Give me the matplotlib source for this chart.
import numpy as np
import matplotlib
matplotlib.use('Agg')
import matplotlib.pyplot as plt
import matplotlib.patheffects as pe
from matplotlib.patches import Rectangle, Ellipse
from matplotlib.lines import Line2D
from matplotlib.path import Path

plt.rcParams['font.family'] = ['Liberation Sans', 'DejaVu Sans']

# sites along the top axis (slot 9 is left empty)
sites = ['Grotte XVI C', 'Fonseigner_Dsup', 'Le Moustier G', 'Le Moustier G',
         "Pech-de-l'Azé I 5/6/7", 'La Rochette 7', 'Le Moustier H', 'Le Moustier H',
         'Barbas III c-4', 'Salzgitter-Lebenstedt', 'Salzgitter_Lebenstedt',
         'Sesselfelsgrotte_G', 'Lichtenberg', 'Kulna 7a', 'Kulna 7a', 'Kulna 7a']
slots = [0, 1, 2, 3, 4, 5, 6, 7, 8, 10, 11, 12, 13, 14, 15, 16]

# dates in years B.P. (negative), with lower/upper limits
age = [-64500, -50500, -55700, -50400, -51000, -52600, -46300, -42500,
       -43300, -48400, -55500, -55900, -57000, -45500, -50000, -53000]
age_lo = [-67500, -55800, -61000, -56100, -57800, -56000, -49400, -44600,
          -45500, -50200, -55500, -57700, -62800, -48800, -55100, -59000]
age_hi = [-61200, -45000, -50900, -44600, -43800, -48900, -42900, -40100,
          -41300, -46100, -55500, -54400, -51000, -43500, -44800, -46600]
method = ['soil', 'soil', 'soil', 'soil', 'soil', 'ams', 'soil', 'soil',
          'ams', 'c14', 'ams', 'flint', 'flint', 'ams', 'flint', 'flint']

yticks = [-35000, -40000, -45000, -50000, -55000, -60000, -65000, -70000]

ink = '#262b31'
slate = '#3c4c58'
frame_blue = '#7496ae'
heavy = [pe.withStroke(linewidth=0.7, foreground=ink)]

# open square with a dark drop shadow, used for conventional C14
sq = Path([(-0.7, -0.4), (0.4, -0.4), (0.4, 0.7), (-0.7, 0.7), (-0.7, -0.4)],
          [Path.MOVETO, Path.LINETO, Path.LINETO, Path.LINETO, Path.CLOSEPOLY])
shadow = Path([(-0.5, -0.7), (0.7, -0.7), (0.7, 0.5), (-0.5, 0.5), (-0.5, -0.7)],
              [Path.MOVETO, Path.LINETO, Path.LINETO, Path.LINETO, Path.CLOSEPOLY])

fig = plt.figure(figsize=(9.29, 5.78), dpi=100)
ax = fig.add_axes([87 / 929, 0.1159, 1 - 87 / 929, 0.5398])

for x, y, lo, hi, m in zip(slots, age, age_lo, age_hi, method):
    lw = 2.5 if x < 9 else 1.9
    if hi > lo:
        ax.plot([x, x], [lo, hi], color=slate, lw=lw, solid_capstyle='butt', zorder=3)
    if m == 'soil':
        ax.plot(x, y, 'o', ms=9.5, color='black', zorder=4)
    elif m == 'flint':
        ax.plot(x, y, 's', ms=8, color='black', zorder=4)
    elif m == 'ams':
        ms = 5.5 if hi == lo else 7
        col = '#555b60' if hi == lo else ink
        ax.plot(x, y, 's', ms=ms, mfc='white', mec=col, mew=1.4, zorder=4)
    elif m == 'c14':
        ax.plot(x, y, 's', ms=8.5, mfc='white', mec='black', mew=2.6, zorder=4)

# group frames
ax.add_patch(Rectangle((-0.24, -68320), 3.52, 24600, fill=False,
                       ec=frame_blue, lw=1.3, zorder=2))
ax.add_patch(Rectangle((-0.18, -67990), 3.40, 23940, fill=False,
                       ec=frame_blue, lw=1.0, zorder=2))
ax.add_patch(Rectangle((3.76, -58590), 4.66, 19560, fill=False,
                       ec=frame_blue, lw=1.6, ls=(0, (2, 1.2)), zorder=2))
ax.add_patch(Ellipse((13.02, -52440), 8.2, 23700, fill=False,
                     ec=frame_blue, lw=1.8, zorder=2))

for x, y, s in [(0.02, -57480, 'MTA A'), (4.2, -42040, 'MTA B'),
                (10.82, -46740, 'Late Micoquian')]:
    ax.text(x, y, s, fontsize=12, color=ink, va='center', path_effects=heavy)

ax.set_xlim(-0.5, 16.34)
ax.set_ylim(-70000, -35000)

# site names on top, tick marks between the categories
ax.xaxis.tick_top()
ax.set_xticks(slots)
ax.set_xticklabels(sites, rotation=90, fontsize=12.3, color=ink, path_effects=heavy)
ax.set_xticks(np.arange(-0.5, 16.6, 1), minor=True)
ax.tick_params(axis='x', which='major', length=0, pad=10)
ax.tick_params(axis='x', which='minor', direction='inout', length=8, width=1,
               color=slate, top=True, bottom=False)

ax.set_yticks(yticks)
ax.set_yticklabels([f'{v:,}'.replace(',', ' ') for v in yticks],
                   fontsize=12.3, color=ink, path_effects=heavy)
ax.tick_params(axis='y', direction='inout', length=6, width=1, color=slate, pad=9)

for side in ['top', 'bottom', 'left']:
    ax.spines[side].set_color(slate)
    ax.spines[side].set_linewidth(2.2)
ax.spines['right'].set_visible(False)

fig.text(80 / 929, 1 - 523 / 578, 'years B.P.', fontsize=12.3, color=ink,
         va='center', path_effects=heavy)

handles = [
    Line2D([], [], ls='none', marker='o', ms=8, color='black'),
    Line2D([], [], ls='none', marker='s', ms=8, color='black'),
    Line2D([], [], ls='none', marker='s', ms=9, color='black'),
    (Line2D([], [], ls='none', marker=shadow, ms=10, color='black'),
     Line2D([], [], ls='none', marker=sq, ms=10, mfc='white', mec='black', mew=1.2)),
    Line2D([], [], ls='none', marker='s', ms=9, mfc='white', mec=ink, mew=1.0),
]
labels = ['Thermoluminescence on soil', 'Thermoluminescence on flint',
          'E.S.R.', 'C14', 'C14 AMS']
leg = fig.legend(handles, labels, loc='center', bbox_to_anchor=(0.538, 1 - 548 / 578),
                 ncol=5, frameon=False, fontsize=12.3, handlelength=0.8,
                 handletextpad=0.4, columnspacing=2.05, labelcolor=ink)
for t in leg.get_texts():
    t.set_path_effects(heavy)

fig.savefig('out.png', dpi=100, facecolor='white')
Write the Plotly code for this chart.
··········
## Work to complete
Return every entry verbatim.

## Exercise result
Give me the matplotlib source for this chart.
import numpy as np
import matplotlib
matplotlib.use('Agg')
import matplotlib.pyplot as plt
import matplotlib.patheffects as pe
from matplotlib.patches import Rectangle, Ellipse
from matplotlib.lines import Line2D
from matplotlib.path import Path

plt.rcParams['font.family'] = ['Liberation Sans', 'DejaVu Sans']

# sites along the top axis (slot 9 is left empty)
sites = ['Grotte XVI C', 'Fonseigner_Dsup', 'Le Moustier G', 'Le Moustier G',
         "Pech-de-l'Azé I 5/6/7", 'La Rochette 7', 'Le Moustier H', 'Le Moustier H',
         'Barbas III c-4', 'Salzgitter-Lebenstedt', 'Salzgitter_Lebenstedt',
         'Sesselfelsgrotte_G', 'Lichtenberg', 'Kulna 7a', 'Kulna 7a', 'Kulna 7a']
slots = [0, 1, 2, 3, 4, 5, 6, 7, 8, 10, 11, 12, 13, 14, 15, 16]

# dates in years B.P. (negative), with lower/upper limits
age = [-64500, -50500, -55700, -50400, -51000, -52600, -46300, -42500,
       -43300, -48400, -55500, -55900, -57000, -45500, -50000, -53000]
age_lo = [-67500, -55800, -61000, -56100, -57800, -56000, -49400, -44600,
          -45500, -50200, -55500, -57700, -62800, -48800, -55100, -59000]
age_hi = [-61200, -45000, -50900, -44600, -43800, -48900, -42900, -40100,
          -41300, -46100, -55500, -54400, -51000, -43500, -44800, -46600]
method = ['soil', 'soil', 'soil', 'soil', 'soil', 'ams', 'soil', 'soil',
          'ams', 'c14', 'ams', 'flint', 'flint', 'ams', 'flint', 'flint']

yticks = [-35000, -40000, -45000, -50000, -55000, -60000, -65000, -70000]

ink = '#262b31'
slate = '#3c4c58'
frame_blue = '#7496ae'
heavy = [pe.withStroke(linewidth=0.7, foreground=ink)]

# open square with a dark drop shadow, used for conventional C14
sq = Path([(-0.7, -0.4), (0.4, -0.4), (0.4, 0.7), (-0.7, 0.7), (-0.7, -0.4)],
          [Path.MOVETO, Path.LINETO, Path.LINETO, Path.LINETO, Path.CLOSEPOLY])
shadow = Path([(-0.5, -0.7), (0.7, -0.7), (0.7, 0.5), (-0.5, 0.5), (-0.5, -0.7)],
              [Path.MOVETO, Path.LINETO, Path.LINETO, Path.LINETO, Path.CLOSEPOLY])

fig = plt.figure(figsize=(9.29, 5.78), dpi=100)
ax = fig.add_axes([87 / 929, 0.1159, 1 - 87 / 929, 0.5398])

for x, y, lo, hi, m in zip(slots, age, age_lo, age_hi, method):
    lw = 2.5 if x < 9 else 1.9
    if hi > lo:
        ax.plot([x, x], [lo, hi], color=slate, lw=lw, solid_capstyle='butt', zorder=3)
    if m == 'soil':
        ax.plot(x, y, 'o', ms=9.5, color='black', zorder=4)
    elif m == 'flint':
        ax.plot(x, y, 's', ms=8, color='black', zorder=4)
    elif m == 'ams':
        ms = 5.5 if hi == lo else 7
        col = '#555b60' if hi == lo else ink
        ax.plot(x, y, 's', ms=ms, mfc='white', mec=col, mew=1.4, zorder=4)
    elif m == 'c14':
        ax.plot(x, y, 's', ms=8.5, mfc='white', mec='black', mew=2.6, zorder=4)

# group frames
ax.add_patch(Rectangle((-0.24, -68320), 3.52, 24600, fill=False,
                       ec=frame_blue, lw=1.3, zorder=2))
ax.add_patch(Rectangle((-0.18, -67990), 3.40, 23940, fill=False,
                       ec=frame_blue, lw=1.0, zorder=2))
ax.add_patch(Rectangle((3.76, -58590), 4.66, 19560, fill=False,
                       ec=frame_blue, lw=1.6, ls=(0, (2, 1.2)), zorder=2))
ax.add_patch(Ellipse((13.02, -52440), 8.2, 23700, fill=False,
                     ec=frame_blue, lw=1.8, zorder=2))

for x, y, s in [(0.02, -57480, 'MTA A'), (4.2, -42040, 'MTA B'),
                (10.82, -46740, 'Late Micoquian')]:
    ax.text(x, y, s, fontsize=12, color=ink, va='center', path_effects=heavy)

ax.set_xlim(-0.5, 16.34)
ax.set_ylim(-70000, -35000)

# site names on top, tick marks between the categories
ax.xaxis.tick_top()
ax.set_xticks(slots)
ax.set_xticklabels(sites, rotation=90, fontsize=12.3, color=ink, path_effects=heavy)
ax.set_xticks(np.arange(-0.5, 16.6, 1), minor=True)
ax.tick_params(axis='x', which='major', length=0, pad=10)
ax.tick_params(axis='x', which='minor', direction='inout', length=8, width=1,
               color=slate, top=True, bottom=False)

ax.set_yticks(yticks)
ax.set_yticklabels([f'{v:,}'.replace(',', ' ') for v in yticks],
                   fontsize=12.3, color=ink, path_effects=heavy)
ax.tick_params(axis='y', direction='inout', length=6, width=1, color=slate, pad=9)

for side in ['top', 'bottom', 'left']:
    ax.spines[side].set_color(slate)
    ax.spines[side].set_linewidth(2.2)
ax.spines['right'].set_visible(False)

fig.text(80 / 929, 1 - 523 / 578, 'years B.P.', fontsize=12.3, color=ink,
         va='center', path_effects=heavy)

handles = [
    Line2D([], [], ls='none', marker='o', ms=8, color='black'),
    Line2D([], [], ls='none', marker='s', ms=8, color='black'),
    Line2D([], [], ls='none', marker='s', ms=9, color='black'),
    (Line2D([], [], ls='none', marker=shadow, ms=10, color='black'),
     Line2D([], [], ls='none', marker=sq, ms=10, mfc='white', mec='black', mew=1.2)),
    Line2D([], [], ls='none', marker='s', ms=9, mfc='white', mec=ink, mew=1.0),
]
labels = ['Thermoluminescence on soil', 'Thermoluminescence on flint',
          'E.S.R.', 'C14', 'C14 AMS']
leg = fig.legend(handles, labels, loc='center', bbox_to_anchor=(0.538, 1 - 548 / 578),
                 ncol=5, frameon=False, fontsize=12.3, handlelength=0.8,
                 handletextpad=0.4, columnspacing=2.05, labelcolor=ink)
for t in leg.get_texts():
    t.set_path_effects(heavy)

fig.savefig('out.png', dpi=100, facecolor='white')
Write the Plotly code for this chart.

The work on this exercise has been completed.